Valuation actuaries face a compounding workload as the sheer volume of LDTI-subject contracts grows. Every dollar of the $4.5 billion in Q1 life premium and the $104.6 billion in annuity sales enters the liability for future policyholder benefits or the market risk benefit (MRB) calculations. The quarterly remeasurement cycle under LDTI does not scale linearly with volume; it scales with the complexity of the product mix, and the product mix is shifting toward more complex indexed structures that require stochastic modeling.
Product development actuaries should track the SPIA and DIA uptick as an early signal that decumulation product demand is starting to match the accumulation growth that has defined the annuity market since 2022. The 22% SPIA growth in Q1 2026 marks an inflection that could accelerate as more Peak 65 participants move past the savings phase. Carriers with robust payout annuity platforms may find a less competitive environment than the crowded FIA and RILA space.
Capital modeling.
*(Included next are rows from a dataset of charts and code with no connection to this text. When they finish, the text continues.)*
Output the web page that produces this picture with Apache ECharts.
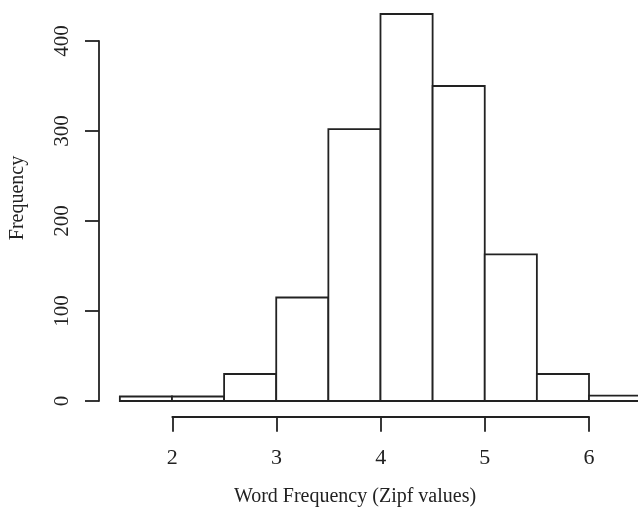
<!DOCTYPE html>
<html><head><meta charset="utf-8">
<script src="https://cdn.jsdelivr.net/npm/echarts@6/dist/echarts.min.js"></script>
<style>html,body{margin:0;padding:0;background:#fff}#c{width:638px;height:511px}</style>
</head><body><div id="c"></div>
<script>
const binStarts = [1.5, 2, 2.5, 3, 3.5, 4, 4.5, 5, 5.5, 6];
const binWidth = 0.5;
const counts = [5, 5, 30, 115, 302, 430, 350, 163, 30, 6];
const xTicks = [2, 3, 4, 5, 6];
const yTicks = [0, 100, 200, 300, 400];
const xTitle = 'Word Frequency (Zipf values)';
const yTitle = 'Frequency';

const font = 'Liberation Serif';
const ink = '#222';
const lw = 1.8;
const chart = echarts.init(document.getElementById('c'), null, {renderer: 'canvas'});
const data = binStarts.map((s, i) => [s, s + binWidth, counts[i]]);
const option = {
  animation: false,
  backgroundColor: '#fff',
  grid: [
    {left: 99, right: 0, top: 5, height: 411.3},
    {left: 99, width: 10, top: 41, height: 360},
    {left: 172.3, width: 416.7, top: 415.7, height: 1}
  ],
  xAxis: [
    {gridIndex: 0, type: 'value', min: 1.3, max: 6.47, show: false},
    {gridIndex: 1, type: 'value', min: 0, max: 1, show: false},
    {gridIndex: 2, type: 'value', min: xTicks[0], max: xTicks[xTicks.length - 1], interval: 1,
      axisLine: {show: true, lineStyle: {color: ink, width: lw}},
      axisTick: {show: true, length: 15, inside: false, lineStyle: {color: ink, width: lw}},
      axisLabel: {show: true, margin: 31, fontFamily: font, fontSize: 22, color: ink},
      splitLine: {show: false}}
  ],
  yAxis: [
    {gridIndex: 0, type: 'value', min: -17, max: 440, show: false},
    {gridIndex: 1, type: 'value', min: yTicks[0], max: yTicks[yTicks.length - 1], interval: 100,
      axisLine: {show: true, lineStyle: {color: ink, width: lw}},
      axisTick: {show: true, length: 14, inside: false, lineStyle: {color: ink, width: lw}},
      axisLabel: {show: true, margin: 26, rotate: 90, fontFamily: font, fontSize: 21, color: ink},
      splitLine: {show: false}},
    {gridIndex: 2, type: 'value', min: 0, max: 1, show: false}
  ],
  graphic: [
    {type: 'text', x: 355, y: 497, style: {text: xTitle, align: 'center', verticalAlign: 'middle', font: '20px "Liberation Serif"', fill: ink}},
    {type: 'text', x: 18, y: 198, rotation: Math.PI / 2, style: {text: yTitle, align: 'center', verticalAlign: 'middle', font: '20px "Liberation Serif"', fill: ink}}
  ],
  series: [{
    type: 'custom',
    clip: false,
    xAxisIndex: 0, yAxisIndex: 0,
    data: data,
    encode: {x: [0, 1], y: 2},
    renderItem: function (params, api) {
      const p0 = api.coord([api.value(0), api.value(2)]);
      const p1 = api.coord([api.value(1), 0]);
      return {type: 'rect', shape: {x: p0[0], y: p0[1], width: p1[0] - p0[0], height: p1[1] - p0[1]},
        style: {fill: '#fff', stroke: ink, lineWidth: lw}};
    }
  }]
};
chart.setOption(option);
</script></body></html>
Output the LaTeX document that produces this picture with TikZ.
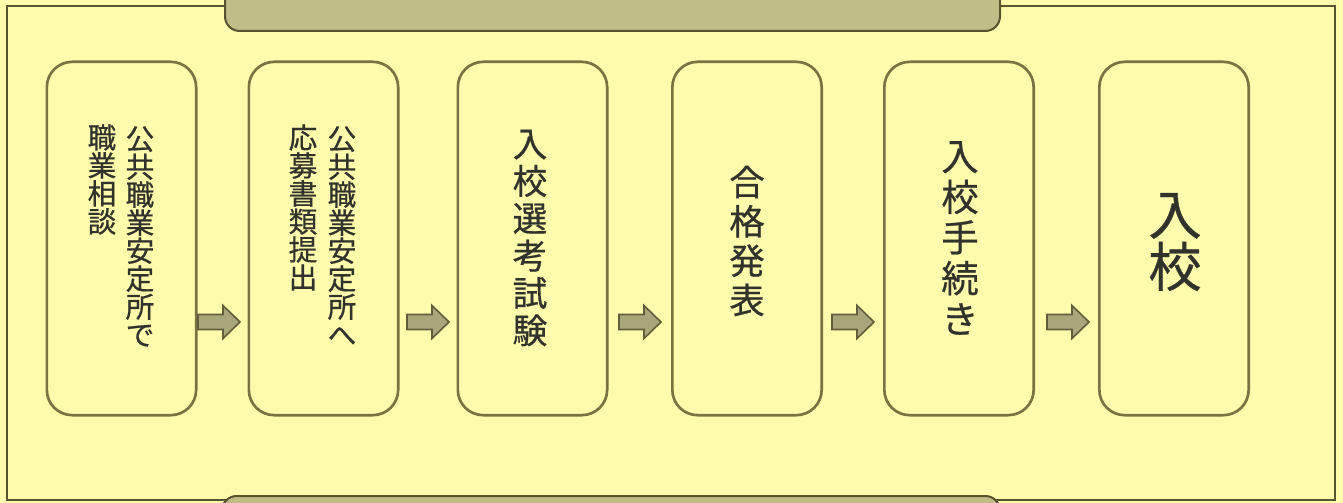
\documentclass[tikz,border=0pt]{standalone}
\usepackage{fontspec}
\newfontfamily\jp[BoldFont={Noto Sans CJK JP}, BoldFeatures={FakeBold=0.6}]{Noto Sans CJK JP}
\definecolor{bgyel}{RGB}{255,251,172}
\definecolor{frameline}{RGB}{88,84,48}
\definecolor{boxline}{RGB}{122,114,66}
\definecolor{tabfill}{RGB}{192,190,134}
\definecolor{arrfill}{RGB}{170,166,124}
\definecolor{arrline}{RGB}{98,94,60}
\definecolor{txt}{RGB}{50,50,45}
\begin{document}
\begin{tikzpicture}[x=0.75pt,y=-0.75pt,
  stepbox/.style={draw=boxline, line width=2pt, rounded corners=19pt, inner sep=0pt,
     minimum width=112pt, minimum height=265pt},
  vtxt/.style={align=center, inner sep=0pt, text=txt},
  smallv/.style={vtxt, font=\jp\bfseries\fontsize{21.5pt}{21pt}\selectfont},
  midv/.style={vtxt, font=\jp\bfseries\fontsize{26pt}{28pt}\selectfont},
  bigv/.style={vtxt, font=\jp\bfseries\fontsize{28pt}{30.5pt}\selectfont},
  hugev/.style={vtxt, font=\jp\bfseries\fontsize{40pt}{39pt}\selectfont},
  tabbox/.style={fill=tabfill, draw=frameline, line width=1.5pt, rounded corners=11pt},
  fatarrow/.pic={\draw[fill=arrfill, draw=arrline, line width=1.2pt, line join=miter]
     (-21,-7.5) -- (4,-7.5) -- (4,-16.5) -- (21,0) -- (4,16.5) -- (4,7.5) -- (-21,7.5) -- cycle;}
]
\useasboundingbox (0,0) rectangle (1343,503);
\fill[bgyel] (0,0) rectangle (1343,503);
% outer frame
\draw[frameline, line width=1.6pt] (7,6) rectangle (1335,500);
% title tabs (cut by the page edges)
\draw[tabbox] (225,-20) -- (225,31) -- (1000,31) -- (1000,-20) -- cycle;
\draw[tabbox] (222,530) -- (222,496) -- (1000,496) -- (1000,530) -- cycle;

% step boxes
\node[stepbox] (b1) at (121.5,238.5) {};
\node[stepbox] (b2) at (323.5,238.5) {};
\node[stepbox] (b3) at (532.5,238.5) {};
\node[stepbox] (b4) at (747,238.5) {};
\node[stepbox] (b5) at (959,238.5) {};
\node[stepbox] (b6) at (1174,238.5) {};

% texts
\node[smallv, anchor=north] (t1a) at (140,126) {公\\共\\職\\業\\安\\定\\所\\で};
\node[smallv, anchor=north] (t1b) at (102,124) {職\\業\\相\\談};
\node[smallv, anchor=north] (t2a) at (342,126) {公\\共\\職\\業\\安\\定\\所\\へ};
\node[smallv, anchor=north] (t2b) at (303,124) {応\\募\\書\\類\\提\\出};
\node[midv] (t3) at (530,238) {入\\校\\選\\考\\試\\験};
\node[midv, font=\jp\bfseries\fontsize{26.5pt}{29.5pt}\selectfont] (t4) at (747,241) {合\\格\\発\\表};
\node[bigv] (t5) at (960,238) {入\\校\\手\\続\\き};
\node[hugev] (t6) at (1175,242) {入\\校};

% arrows
\path (219,322) pic {fatarrow};
\path (428,322) pic {fatarrow};
\path (640,322) pic {fatarrow};
\path (853,322) pic {fatarrow};
\path (1068,322) pic {fatarrow};
\end{tikzpicture}
\end{document}
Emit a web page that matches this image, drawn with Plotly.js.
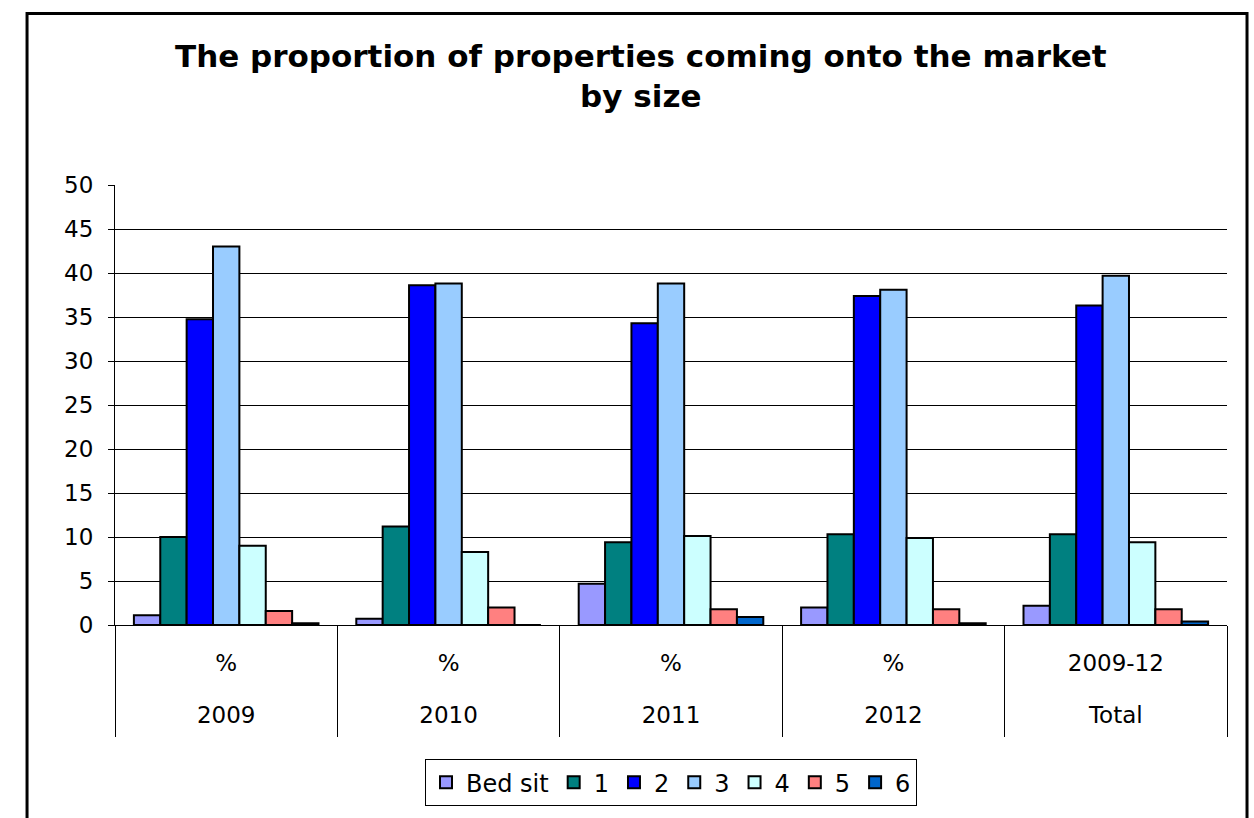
<!DOCTYPE html>
<html>
<head>
<meta charset="utf-8">
<script src="https://cdn.plot.ly/plotly-3.0.1.min.js"></script>
<style>
html,body{margin:0;padding:0;background:#fff;}
#chart{width:1254px;height:818px;}
</style>
</head>
<body>
<div id="chart"></div>
<script>
const outerLabels = ["2009", "2010", "2011", "2012", "Total"];
const innerLabels = ["%", "%", "%", "%", "2009-12"];
const seriesNames = ["Bed sit", "1", "2", "3", "4", "5", "6"];
const bedSit = [1.1, 0.7, 4.7, 2.0, 2.2];
const one    = [10.0, 11.2, 9.4, 10.3, 10.3];
const two    = [34.75, 38.6, 34.3, 37.4, 36.3];
const three  = [43.0, 38.8, 38.8, 38.1, 39.7];
const four   = [9.0, 8.3, 10.1, 9.9, 9.4];
const five   = [1.6, 2.0, 1.8, 1.8, 1.8];
const six    = [0.2, 0.0, 0.9, 0.2, 0.4];
const colors = ["#9999FF", "#008080", "#0000FF", "#99CCFF", "#CCFFFF", "#FF8080", "#0066CC"];

const allSeries = [bedSit, one, two, three, four, five, six];
const font = "DejaVu Sans, Verdana, sans-serif";

const traces = allSeries.map((vals, i) => ({
  type: "bar",
  name: seriesNames[i],
  x: outerLabels,
  y: vals,
  marker: {color: colors[i], line: {color: "#000", width: 2}},
  hoverinfo: "y+name"
}));
// helper traces so the overlay axes know the categories
["x2", "x3"].forEach(ax => traces.push({
  type: "scatter", mode: "none", x: outerLabels, y: outerLabels.map(() => 0),
  xaxis: ax, yaxis: "y", showlegend: false, hoverinfo: "skip"
}));

const layout = {
  width: 1254, height: 818,
  margin: {l: 115, r: 27, t: 185, b: 187},
  paper_bgcolor: "#fff", plot_bgcolor: "#fff",
  font: {family: font, size: 23, color: "#000"},
  title: {
    text: "<b>The proportion of properties coming onto the market<br>by size</b>",
    font: {family: font, size: 31, color: "#000"},
    x: 0.511, xref: "container", xanchor: "center",
    y: 0.918, yref: "container", yanchor: "top", automargin: false
  },
  barmode: "group",
  bargap: 0.17,
  bargroupgap: 0,
  xaxis: {
    type: "category", automargin: false,
    showline: true, linecolor: "#000", linewidth: 1,
    ticks: "", tickmode: "array", tickvals: outerLabels, ticktext: innerLabels,
    ticklabelstandoff: 17,
    tickfont: {family: font, size: 23, color: "#000"}
  },
  xaxis2: {
    type: "category", overlaying: "x", matches: "x", side: "bottom", automargin: false,
    showline: false, showgrid: false, zeroline: false,
    ticks: "", ticklabelstandoff: 74,
    tickfont: {family: font, size: 23, color: "#000"}
  },
  xaxis3: {
    type: "category", overlaying: "x", matches: "x", side: "bottom", automargin: false,
    showline: false, showgrid: false, zeroline: false, showticklabels: false,
    ticks: "outside", tickson: "boundaries", ticklen: 111, tickcolor: "#000", tickwidth: 1
  },
  yaxis: {
    range: [0, 50], dtick: 5, tick0: 0, automargin: false,
    showline: true, linecolor: "#000", linewidth: 1,
    ticks: "outside", ticklen: 6, tickcolor: "#000",
    showgrid: true, gridcolor: "#000", gridwidth: 1,
    zeroline: false, ticklabelstandoff: 10,
    tickfont: {family: font, size: 23, color: "#000"}
  },
  legend: {
    orientation: "h", x: 0.5, xanchor: "center", y: -0.305, yanchor: "top",
    bordercolor: "#000", borderwidth: 1,
    font: {family: font, size: 24, color: "#000"},
    traceorder: "normal"
  },
  shapes: [{
    type: "rect", xref: "paper", yref: "paper",
    x0: -0.0791, x1: 1.018, y0: -0.45, y1: 1.39,
    line: {color: "#000", width: 3}, fillcolor: "rgba(0,0,0,0)"
  }],
  showlegend: true
};

Plotly.newPlot("chart", traces, layout, {displayModeBar: false});
</script>
</body>
</html>
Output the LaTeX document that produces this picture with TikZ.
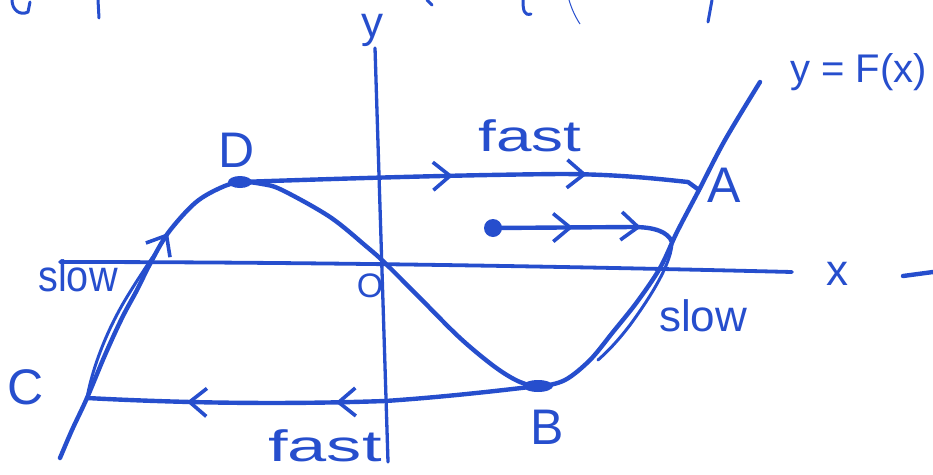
\documentclass[tikz,border=0pt]{standalone}
\usepackage{fontspec}
\usepackage{graphicx}
\setmainfont{Liberation Sans}
\usetikzlibrary{arrows.meta,decorations.markings}
\definecolor{ink}{RGB}{38,78,205}
\begin{document}
\begin{tikzpicture}[x=1pt,y=-1pt,
  pen/.style={draw=ink, line width=4.4pt, line cap=round, line join=round},
  thinpen/.style={draw=ink, line width=3pt, line cap=round, line join=round},
  lab/.style={text=ink, inner sep=0pt, font=\fontsize{44}{48}\selectfont},
  caplab/.style={text=ink, inner sep=0pt, font=\fontsize{50}{54}\selectfont},
  >={Straight Barb[length=17pt,width=28pt,line width=3.6pt]}
]
\useasboundingbox (0,0) rectangle (933,474);

% named points
\coordinate (D) at (240,182);
\coordinate (A) at (699,190);
\coordinate (B) at (538,386);
\coordinate (C) at (87,398);
\coordinate (O) at (383,263);
\coordinate (P) at (493,228);
\coordinate (L) at (672,242);
\coordinate (Ltip) at (168,233);
\coordinate (xl) at (60,262);
\coordinate (xr) at (792,272);
\coordinate (yb) at (388,462);
\coordinate (yt) at (375,48);

% axes
\draw[pen, line width=3.8pt] (xl) .. controls (300,262) and (550,266) .. (xr);
\draw[pen, line width=3.3pt] (yt) -- (yb);

% the curve y = F(x)
\draw[pen] plot[smooth, tension=0.55] coordinates {
 (60,458) (72,430) (87,398) (105,355) (122,318) (137,290) (150,264)
 (168,233) (195,203) (220,188) (240,182) (262,184) (282,190) (330,217)
 (367,247) (385,263) (420,298) (460,338) (495,367) (520,382) (540,386)
 (565,380) (590,360) (613,332) (637,302) (660,268) (677,232) (699,190)
 (725,140) (760,82)};

% blobs
\fill[ink] (D) ellipse [x radius=12, y radius=6];
\fill[ink] (B) ellipse [x radius=15, y radius=6];
\fill[ink] (P) circle [radius=9];

% top fast jump D -> A
\path[pen, decoration={markings,
   mark=at position 213pt with {\arrow{>}},
   mark=at position 347pt with {\arrow{>}}}, postaction={decorate}]
  (D) .. controls (330,179) and (450,175) .. (560,174)
      .. controls (620,174) and (668,180) .. (688,182) -- (A);

% bottom fast jump B -> C
\path[pen, decoration={markings,
   mark=at position 203pt with {\arrow{>}},
   mark=at position 352pt with {\arrow{>}}}, postaction={decorate}]
  (B) .. controls (480,393) and (430,398) .. (385,401)
      .. controls (300,404) and (200,404) .. (C);

% trajectory from the dot
\path[pen, decoration={markings,
   mark=at position 80pt with {\arrow{>}},
   mark=at position 148pt with {\arrow{>}}}, postaction={decorate}]
  (P) -- (633,227) .. controls (655,227) and (668,232) .. (L);

% slow motion along the branches (doubled strokes)
\draw[thinpen] (L) .. controls (672,262) and (652,295) .. (630,325)
   .. controls (617,342) and (607,352) .. (598,360);
\draw[thinpen, ->] (C) .. controls (92,370) and (106,330) .. (130,292)
   .. controls (146,266) and (158,250) .. (Ltip);

% labels
\node[lab] (ylab) at (372,30) {y};
\node[lab] (xlab) at (837,274) {x};
\node[text=ink, inner sep=0pt, font=\fontsize{34}{36}\selectfont] (Olab) at (370,286) {O};
\node[caplab] (Dlab) at (237,150) {D};
\node[caplab] (Alab) at (724,185) {A};
\node[caplab] (Blab) at (547,427) {B};
\node[caplab] (Clab) at (26,387) {C};
\node[lab, font=\fontsize{44}{48}\selectfont] (slowl) at (78,276) {\scalebox{0.9}[1]{slow}};
\node[lab] (slowr) at (703,316) {slow};
\node[lab] (fastt) at (530,136) {\scalebox{1.45}[1]{fast}};
\node[lab] (fastb) at (325,446) {\scalebox{1.6}[1]{fast}};
\node[lab, font=\fontsize{40}{44}\selectfont, anchor=west] (Flab) at (790,72) {y = F(x)};

% cut-off fragments at the edges
\draw[thinpen] (12,0) .. controls (12,10) and (20,16) .. (28,12) -- (30,2);
\draw[thinpen] (98,0) -- (99,18);
\draw[thinpen] (427,0) -- (432,5);
\draw[thinpen] (523,0) .. controls (523,10) and (524,16) .. (531,14);
\draw[ink, line width=1pt] (569,0) .. controls (572,10) and (576,18) .. (580,24);
\draw[thinpen] (712,0) -- (708,22);
\draw[pen] (903,276) -- (933,272);
\end{tikzpicture}
\end{document}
The NAIC’s pending C-3 field test using the GOES framework and the C-2 longevity risk RBC charge under development will both interact with the growing volumes of indexed and payout products on carrier balance sheets. Life actuaries involved in capital planning should begin assessing how the portfolio composition shift, from traditional fixed products toward indexed and income-oriented structures, affects risk-based capital requirements under the emerging framework.
The Bottom Line
The Q1 2026 data confirms that life insurance and annuity sales have entered a sustained growth phase driven by demographics, product innovation, and a rate environment that, even if it moderates, remains favorable by historical standards. Individual life premium at $4.5 billion (up 10%), annuity sales at $104.6 billion (the tenth consecutive $100 billion quarter), and RILA growth at 21% are not anomalies to be explained away. They are the new baseline against which carriers will allocate capital, build products, and compete for distribution relationships.
For life actuaries, the volume growth is a positive signal for the industry’s relevance and financial health. But it also means that reserve adequacy, hedging infrastructure, LDTI earnings volatility management, and product pricing discipline will all be tested at scale. The next data release to watch is the full-year 2025 LIMRA annuity report (final figures confirmed at $464.1 billion) and the Q2 2026 results, which will indicate whether the Q1 pace holds through the seasonally slower summer months.